6.07.2010

Playing Dumb




The video above neatly wraps up a critical point in Freeloading discourse, when Freeloaders argue that digital copy of a piece of music, a film or a piece of writing isn't theft; it's an action comparable in harmlessness to breathing in the digital realm. I'm endlessly frustrated by the sentiment and for this I first blame the RIAA.

As the RIAA began leveling their lawsuits against consumers, infamous spokesperson Hilary Rosen made the absurd claim that each Freeloaded music track equaled a lost sale. This may have been forgivable if confined to a theoretical discussion of ethics in the digital age, but instead Rosen used the argument as justification for the astronomical lawsuits filed against Freeloaders. So, a fundamentalist argument by the RIAA begat a fundamentalist argument by the Copyleft crowd.

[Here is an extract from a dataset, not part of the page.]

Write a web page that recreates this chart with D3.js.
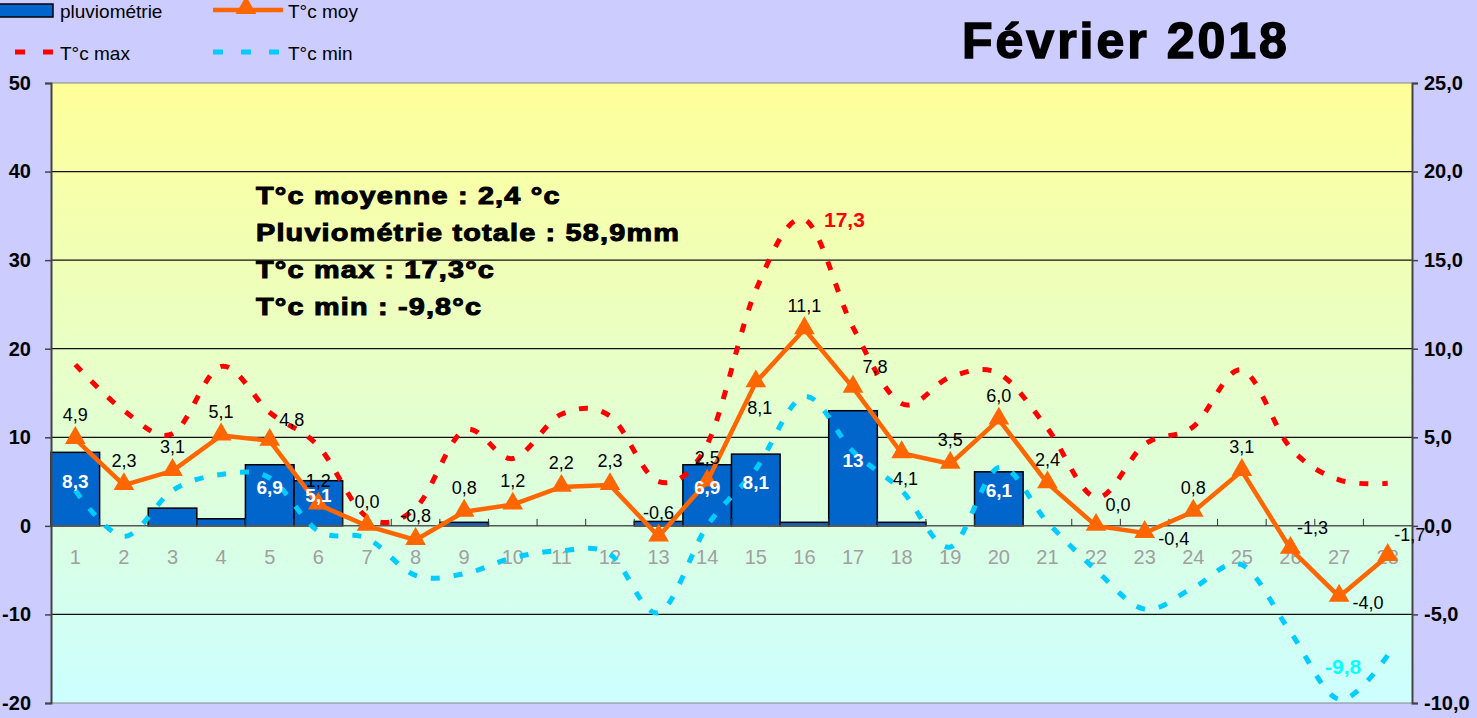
<!DOCTYPE html>
<html>
<head>
<meta charset="utf-8">
<script src="https://cdn.jsdelivr.net/npm/d3@7"></script>
<style>
    body { margin: 0; background: #ccccff; }
    svg { display: block; font-family: "Liberation Sans", Arial, sans-serif; }
</style>
</head>
<body>
<svg id="chart" width="1477" height="718"></svg>
<script>
var days = d3.range(1, 29);
var pluvio = [8.3, 0, 2.0, 0.8, 6.9, 5.1, 0, 0, 0.4, 0, 0, 0, 0.5, 6.9, 8.1, 0.4, 13, 0.4, 0, 6.1, 0, 0, 0, 0, 0, 0, 0, 0];
var tMoy = [4.9, 2.3, 3.1, 5.1, 4.8, 1.2, 0.0, -0.8, 0.8, 1.2, 2.2, 2.3, -0.6, 2.5, 8.1, 11.1, 7.8, 4.1, 3.5, 6.0, 2.4, 0.0, -0.4, 0.8, 3.1, -1.3, -4.0, -1.7];
var tMax = [9.1, 6.5, 5.2, 9.0, 6.4, 4.5, 0.5, 1.0, 5.4, 3.8, 6.3, 6.2, 2.5, 4.6, 13.3, 17.3, 11.2, 6.9, 8.4, 8.6, 5.5, 1.6, 4.6, 5.6, 8.8, 4.4, 2.6, 2.4];
var tMin = [2.0, -0.6, 2.0, 2.9, 2.7, -0.3, -0.7, -2.8, -2.7, -1.8, -1.4, -1.6, -4.9, 0.0, 3.2, 7.3, 4.2, 2.0, -1.2, 3.3, 0.2, -2.5, -4.7, -3.5, -2.2, -6.0, -9.8, -7.3];
// where each T moy label sits: a = above, ar = above right, r = right, b = below
var moyPlace = ['a', 'a', 'a', 'a', 'ar', 'a', 'a', 'a', 'a', 'a', 'a', 'a', 'a', 'a', 'b', 'a', 'ar', 'b', 'a', 'a', 'a', 'ar', 'r', 'a', 'a', 'ar', 'r', 'ar'];
var rainTicks = [-20, -10, 0, 10, 20, 30, 40, 50];
var tempTicks = [-10, -5, 0, 5, 10, 15, 20, 25];
var notes = ['T°c moyenne : 2,4 °c', 'Pluviométrie totale : 58,9mm', 'T°c max : 17,3°c', 'T°c min : -9,8°c'];

var plotLeft = 51, plotRight = 1412, plotTop = 83, plotBottom = 703;
var svg = d3.select('#chart');

function comma(v) {
    return String(v).replace('.', ',');
}
function fmt1(v) {
    return d3.format('.1f')(v).replace('.', ',').replace('−', '-');
}

var x = d3.scaleBand().domain(days).range([plotLeft, plotRight]).padding(0);
var yRain = d3.scaleLinear().domain([-20, 50]).range([plotBottom, plotTop]);
var yTemp = d3.scaleLinear().domain([-10, 25]).range([plotBottom, plotTop]);
function cx(d) { return x(d) + x.bandwidth() / 2; }

// plot background
var grad = svg.append('defs').append('linearGradient')
    .attr('id', 'bg')
    .attr('x1', 0).attr('y1', 0).attr('x2', 0).attr('y2', 1);
grad.append('stop').attr('offset', '0%').style('stop-color', '#ffff99');
grad.append('stop').attr('offset', '100%').style('stop-color', '#ccffff');

svg.append('rect')
    .attr('x', plotLeft).attr('y', plotTop)
    .attr('width', plotRight - plotLeft).attr('height', plotBottom - plotTop)
    .attr('fill', 'url(#bg)');

// grid lines
svg.append('g').selectAll('line')
    .data(rainTicks.filter(function(d) { return d != 0; }))
    .enter().append('line')
    .attr('x1', plotLeft).attr('x2', plotRight)
    .attr('y1', function(d) { return yRain(d); })
    .attr('y2', function(d) { return yRain(d); })
    .attr('stroke', function(d) { return (d == 50 || d == -20) ? '#888' : '#111'; })
    .attr('stroke-width', 1.2);

// bars
svg.append('g').selectAll('rect')
    .data(days.filter(function(d, i) { return pluvio[i] > 0; }))
    .enter().append('rect')
    .attr('x', function(d) { return x(d); })
    .attr('width', x.bandwidth())
    .attr('y', function(d) { return yRain(pluvio[d - 1]); })
    .attr('height', function(d) { return yRain(0) - yRain(pluvio[d - 1]); })
    .attr('fill', '#0066cc')
    .attr('stroke', '#000')
    .attr('stroke-width', 1.5);

// category axis on zero line
var zeroY = yRain(0);
svg.append('line')
    .attr('x1', plotLeft).attr('x2', plotRight)
    .attr('y1', zeroY).attr('y2', zeroY)
    .attr('stroke', '#555').attr('stroke-width', 1.5);
svg.append('g').selectAll('line')
    .data(days.slice(1))
    .enter().append('line')
    .attr('x1', function(d) { return x(d); })
    .attr('x2', function(d) { return x(d); })
    .attr('y1', zeroY).attr('y2', zeroY - 7)
    .attr('stroke', '#333').attr('stroke-width', 1);

var xAxis = svg.append('g')
    .attr('transform', 'translate(0,' + zeroY + ')')
    .call(d3.axisBottom(x).tickSize(0).tickPadding(24));
xAxis.select('.domain').remove();
xAxis.selectAll('text')
    .attr('fill', '#a0a0a0')
    .style('font-size', '20px')
    .style('font-family', '"Liberation Sans", Arial, sans-serif');

// left axis
var yAxisL = svg.append('g')
    .attr('transform', 'translate(' + plotLeft + ',0)')
    .call(d3.axisLeft(yRain).tickValues(rainTicks).tickSize(6).tickPadding(14).tickFormat(d3.format('d')));
yAxisL.select('.domain').attr('stroke', '#444').attr('stroke-width', 2);
yAxisL.selectAll('.tick line').attr('stroke', '#444').attr('stroke-width', 1.5);
yAxisL.selectAll('text')
    .attr('fill', '#000')
    .text(function(d) { return String(d).replace('−', '-'); })
    .style('font-size', '20px').style('font-weight', 'bold')
    .style('font-family', '"Liberation Sans", Arial, sans-serif');

// right axis
var yAxisR = svg.append('g')
    .attr('transform', 'translate(' + plotRight + ',0)')
    .call(d3.axisRight(yTemp).tickValues(tempTicks).tickSize(6).tickPadding(6).tickFormat(fmt1));
yAxisR.select('.domain').attr('stroke', '#444').attr('stroke-width', 2);
yAxisR.selectAll('.tick line').attr('stroke', '#444').attr('stroke-width', 1.5);
yAxisR.selectAll('text')
    .attr('fill', '#000')
    .style('font-size', '20px').style('font-weight', 'bold')
    .style('font-family', '"Liberation Sans", Arial, sans-serif');

// T max / T min smoothed dashed lines
var smooth = d3.curveCardinal.tension(0);
var lineMax = d3.line()
    .x(function(d) { return cx(d); })
    .y(function(d) { return yTemp(tMax[d - 1]); })
    .curve(smooth);
var lineMin = d3.line()
    .x(function(d) { return cx(d); })
    .y(function(d) { return yTemp(tMin[d - 1]); })
    .curve(smooth);

svg.append('path')
    .attr('d', lineMax(days))
    .attr('fill', 'none')
    .attr('stroke', '#ff0000')
    .attr('stroke-width', 5)
    .attr('stroke-dasharray', '9,14');
svg.append('path')
    .attr('d', lineMin(days))
    .attr('fill', 'none')
    .attr('stroke', '#00ccff')
    .attr('stroke-width', 5)
    .attr('stroke-dasharray', '9,14');

// T moy line with triangles
var lineMoy = d3.line()
    .x(function(d) { return cx(d); })
    .y(function(d) { return yTemp(tMoy[d - 1]); });
svg.append('path')
    .attr('d', lineMoy(days))
    .attr('fill', 'none')
    .attr('stroke', '#ff6600')
    .attr('stroke-width', 4.5)
    .attr('stroke-linejoin', 'round');

var tri = d3.symbol().type(d3.symbolTriangle).size(185);
svg.append('g').selectAll('path')
    .data(days)
    .enter().append('path')
    .attr('d', tri)
    .attr('transform', function(d) { return 'translate(' + cx(d) + ',' + (yTemp(tMoy[d - 1]) - 1) + ')'; })
    .attr('fill', '#ff6600');

// bar labels
svg.append('g').selectAll('text')
    .data(days.filter(function(d, i) { return pluvio[i] >= 5; }))
    .enter().append('text')
    .attr('x', function(d) { return cx(d); })
    .attr('y', function(d) { return (yRain(pluvio[d - 1]) + zeroY) / 2 - 8; })
    .attr('dy', '0.35em')
    .attr('text-anchor', 'middle')
    .attr('fill', '#fff')
    .style('font-size', '19px').style('font-weight', 'bold')
    .text(function(d) { return comma(pluvio[d - 1]); });

// T moy labels
var offsets = { a: [0, -24], ar: [22, -21], r: [29, 6], b: [4, 25] };
svg.append('g').selectAll('text')
    .data(days)
    .enter().append('text')
    .attr('x', function(d) { return cx(d) + offsets[moyPlace[d - 1]][0]; })
    .attr('y', function(d) { return yTemp(tMoy[d - 1]) + offsets[moyPlace[d - 1]][1]; })
    .attr('dy', '0.35em')
    .attr('text-anchor', 'middle')
    .attr('fill', '#000')
    .style('font-size', '18px')
    .text(function(d) { return fmt1(tMoy[d - 1]); });

// extreme labels
var iMax = d3.maxIndex(tMax), iMin = d3.minIndex(tMin);
svg.append('text')
    .attr('x', cx(days[iMax]) + 40).attr('y', yTemp(tMax[iMax]))
    .attr('dy', '0.35em').attr('text-anchor', 'middle')
    .attr('fill', '#ff0000')
    .style('font-size', '21px').style('font-weight', 'bold')
    .text(comma(tMax[iMax]));
svg.append('text')
    .attr('x', cx(days[iMin]) + 4).attr('y', yTemp(tMin[iMin]) - 33)
    .attr('dy', '0.35em').attr('text-anchor', 'middle')
    .attr('fill', '#00ffff')
    .style('font-size', '21px').style('font-weight', 'bold')
    .text(comma(tMin[iMin]));

// summary text
svg.append('g')
    .attr('transform', 'translate(256,0) scale(1.2,1)')
    .selectAll('text')
    .data(notes)
    .enter().append('text')
    .attr('x', 0)
    .attr('y', function(d, i) { return 204 + i * 37; })
    .attr('fill', '#000')
    .attr('stroke', '#000').attr('stroke-width', 1)
    .style('font-size', '24px').style('font-weight', 'bold')
    .style('letter-spacing', '1px')
    .text(function(d) { return d; });

// title
svg.append('text')
    .attr('x', 962).attr('y', 58)
    .attr('fill', '#000')
    .attr('stroke', '#000').attr('stroke-width', 1.5)
    .style('font-size', '50px').style('font-weight', 'bold')
    .style('letter-spacing', '3px')
    .text('Février 2018');

// legend
var lg = svg.append('g').style('font-size', '19px');
lg.append('rect').attr('x', -2).attr('y', 4).attr('width', 55).attr('height', 13)
    .attr('fill', '#0066cc').attr('stroke', '#000').attr('stroke-width', 1.5);
lg.append('text').attr('x', 60).attr('y', 11).attr('dy', '0.35em').text('pluviométrie');

lg.append('line').attr('x1', 213).attr('x2', 283).attr('y1', 10).attr('y2', 10)
    .attr('stroke', '#ff6600').attr('stroke-width', 4.5);
lg.append('path').attr('d', tri).attr('transform', 'translate(246,8)').attr('fill', '#ff6600');
lg.append('text').attr('x', 288).attr('y', 11).attr('dy', '0.35em').text('T°c moy');

lg.append('line').attr('x1', 15).attr('x2', 54).attr('y1', 52).attr('y2', 52)
    .attr('stroke', '#ff0000').attr('stroke-width', 5).attr('stroke-dasharray', '10,18');
lg.append('text').attr('x', 60).attr('y', 53).attr('dy', '0.35em').text('T°c max');

lg.append('line').attr('x1', 213).attr('x2', 281).attr('y1', 52).attr('y2', 52)
    .attr('stroke', '#00ccff').attr('stroke-width', 5).attr('stroke-dasharray', '10,18');
lg.append('text').attr('x', 288).attr('y', 53).attr('dy', '0.35em').text('T°c min');
</script>
</body>
</html>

Wading through the binary wilderness today, the Copyleft argument that no copies equal theft because "the original still exists" is bandied about as a justified placeholder for the lurking reality of blatant personal irresponsibility. It's one of a few arguments Freeloaders use to keep their better ethical angels' mouths clamped shut. To hide behind the technical reality that an original still exists in the face of the realities of consumers' personal experience and crumbling music industry revenues (which just happen to align with the advent of Freeloading) is to play dumb on the functional reality of freeloading and does a disservice to other perfectly valid criticisms of copyright law, ones which deserve attention.

The only thing more ridiculous than saying every copy equals a lost sale is to say that NO copy equals a lost sale.